= Hermine Moquette =

Dutch archivist (1869–1915)

Hermine Christine Hélène Moquette (Sluis, 25 April 1869 – Bilthoven, 17 December 1945) was a Dutch historian and one of the first female archivists in the Netherlands. She worked more than 30 years at the Rotterdam Municipal Archives and her research on Dutch women was widely published.

== Biography ==
Moquette was born in Sluis (Zeeland), as the daughter of Frédéric Jules Pierre Moquette (1836–1915), a minister and abolitionist, and Rudolphina Johanna Krijt (1840–1928). The Moquette family including Hermine and her three brothers and first moved to Hijkersmilde (Drenthe) and later to Sneek. In 1882, Hermine went to the municipal grammar school, after which she went on to study Dutch at the University of Groningen. She graduated in June 1898, making her the third woman at that university to obtain a doctoral degree (the first was physician Aletta Jacobs in 1876). Moquette's dissertation concerned the influence of the British novelist Samuel Richardson on the work of Dutch writers Aagje Deken and Betje Wolff. Years later she studied law, but abandoned that field after earning her bachelor's degree in 1909.

=== Archivist ===
In 1898, with her doctoral degree in hand, Moquette moved to Rotterdam, where her parents were already living. As was customary for female university graduates, she became a teacher at a girls' school. During this period, she met deputy municipal archivist Mr. W.F. Bezemer and became interested in the archival profession. Not long after, she applied for the position of deputy municipal archivist that resulted from Bezemer's death. When she was rejected, she volunteered her services as an 'unpaid employee' at the Rotterdam Municipal Archives. She started that position in March 1899 and after one year she had worked her way up to temporary civil servant with the rank of deputy archivist. Her work consisted largely of making inventories. In 1904 she completed the inventory of the Holy Ghost Home archive and in 1907 that of the Orphanage archive.

In 1901, Moquette was admitted to the Association of Archivists in the Netherlands (VAN). Before her membership, this association consisted exclusively of male members. Because she experienced for herself how women were disadvantaged in the archive profession, she encouraged women through publications in De Hollandsche Lelie not to be inferior to men in terms of education, because she had noticed that in cases of equal suitability men were often given preference.

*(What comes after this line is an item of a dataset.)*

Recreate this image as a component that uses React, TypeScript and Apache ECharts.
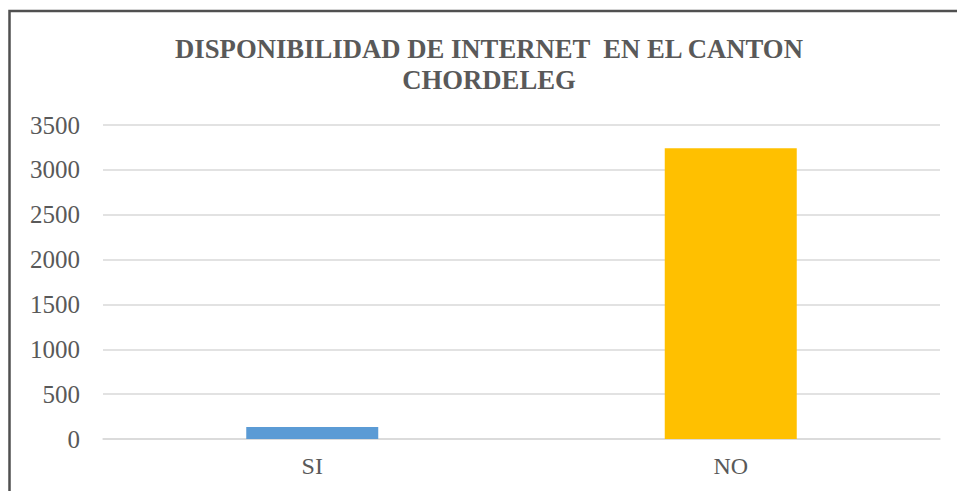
import React, { useEffect, useRef } from "react";
import * as echarts from "echarts";

const categories = ["SI", "NO"];
const values = [135, 3240];
const barColors = ["#5B9BD5", "#FFC000"];
const titleLines = ["DISPONIBILIDAD DE INTERNET  EN EL CANTON", "CHORDELEG"];

export default function App() {
  const ref = useRef<HTMLDivElement>(null);
  useEffect(() => {
    const chart = echarts.init(ref.current!, null, { renderer: "svg" });
    chart.setOption({
      animation: false,
      backgroundColor: "#ffffff",
      title: {
        text: titleLines.join("\n"),
        left: 484,
        textAlign: "center",
        top: 28,
        textStyle: {
          fontFamily: "Liberation Serif",
          fontWeight: "bold",
          fontSize: 26.7,
          lineHeight: 31,
          color: "#595959",
        },
      },
      graphic: [
        {
          type: "rect",
          shape: { x: 9.5, y: 11, width: 1100, height: 1000 },
          style: { fill: "none", stroke: "#505050", lineWidth: 2.5 },
          silent: true,
        },
      ],
      grid: { left: 103, right: 17, top: 125, bottom: 52, containLabel: false },
      xAxis: {
        type: "category",
        data: categories,
        axisLine: { show: true, lineStyle: { color: "#d9d9d9", width: 1.5 } },
        axisTick: { show: false },
        axisLabel: {
          margin: 15,
          fontFamily: "Liberation Serif",
          fontSize: 24,
          color: "#595959",
        },
      },
      yAxis: {
        type: "value",
        min: 0,
        max: 3500,
        interval: 500,
        axisLine: { show: false },
        axisTick: { show: false },
        splitLine: { lineStyle: { color: "#d9d9d9", width: 1.5 } },
        axisLabel: {
          margin: 23,
          fontFamily: "Liberation Serif",
          fontSize: 25,
          color: "#595959",
          formatter: (v: number) => String(v),
        },
      },
      series: [
        {
          type: "bar",
          barWidth: 132,
          data: values.map((v, i) => ({ value: v, itemStyle: { color: barColors[i] } })),
        },
      ],
    });
    return () => chart.dispose();
  }, []);
  return (
    <div
      ref={ref}
      style={{ position: "absolute", left: 0, top: 0, width: 957, height: 491 }}
    />
  );
}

Moquette did considerable research into the history of Rotterdam. For the Nieuw Nederlandsch Biografisch Woordenboek she wrote biographies of famous Rotterdammers and she was co-author of Rotterdamsche Straatnamen, historischegelegd (1910). For the exhibition De Vrouw 1813–1913, she was also the author of a two-part publication, Domestic Life and Social Life, about the history of women in the Netherlands from 800 to 1800. She occasionally gave lectures and published historical articles based on current events in daily and weekly newspapers. She retired from her position at 60 on 1 May 1929.

=== Personal life ===
After her retirement, she moved to The Hague. She lived there with her youngest brother and together they made trips to Switzerland, France, and the North Cape, Norway. In 1942 they moved to Utrecht, where her oldest brother and his wife also lived. Moquette remained unmarried.

During the years of World War II, she was greatly disturbed to learn of the German bombing of her old hometown of Rotterdam as well as the failure of Dutch forces to stop the advances of Nazi troops. Two of her brothers died during the Dutch Hunger Winter (1944–1945) that resulted from the Nazi occupying forces. Moquette then moved to Bilthoven. A few months after the country's liberation from the Germans on 17 December 1945, she died at 76.

In the Prinsenland district of Rotterdam, a street was named after her on 21 April 1992 (Hermine Moquettestraat).

== Selected publications ==
She published her research under her full name: Hermine Christine Hélène Moquette. She was widely published in the New Dutch biographical dictionary as well as the magazine Neerlandia, published by the General Dutch Association.

- Hermine C. H. Moquette (1898). On the Novels of Wolff and Deken Considered in Connection with the Romantic Creations of Richardson. Archived from the original on 7 August 2020.
- J.M. Droogendijk, HCH Moquette (1910). Rotterdam street names explained historically. WL & J. Brusse, Rotterdam.
- Hermine CH Moquette (1915). The Woman. Part 1: Domestic Life. Archived from the original on 4 August 2020.
- --- (1915). The woman. Part 2: Social Life. Archived from the original on 9 August 2020.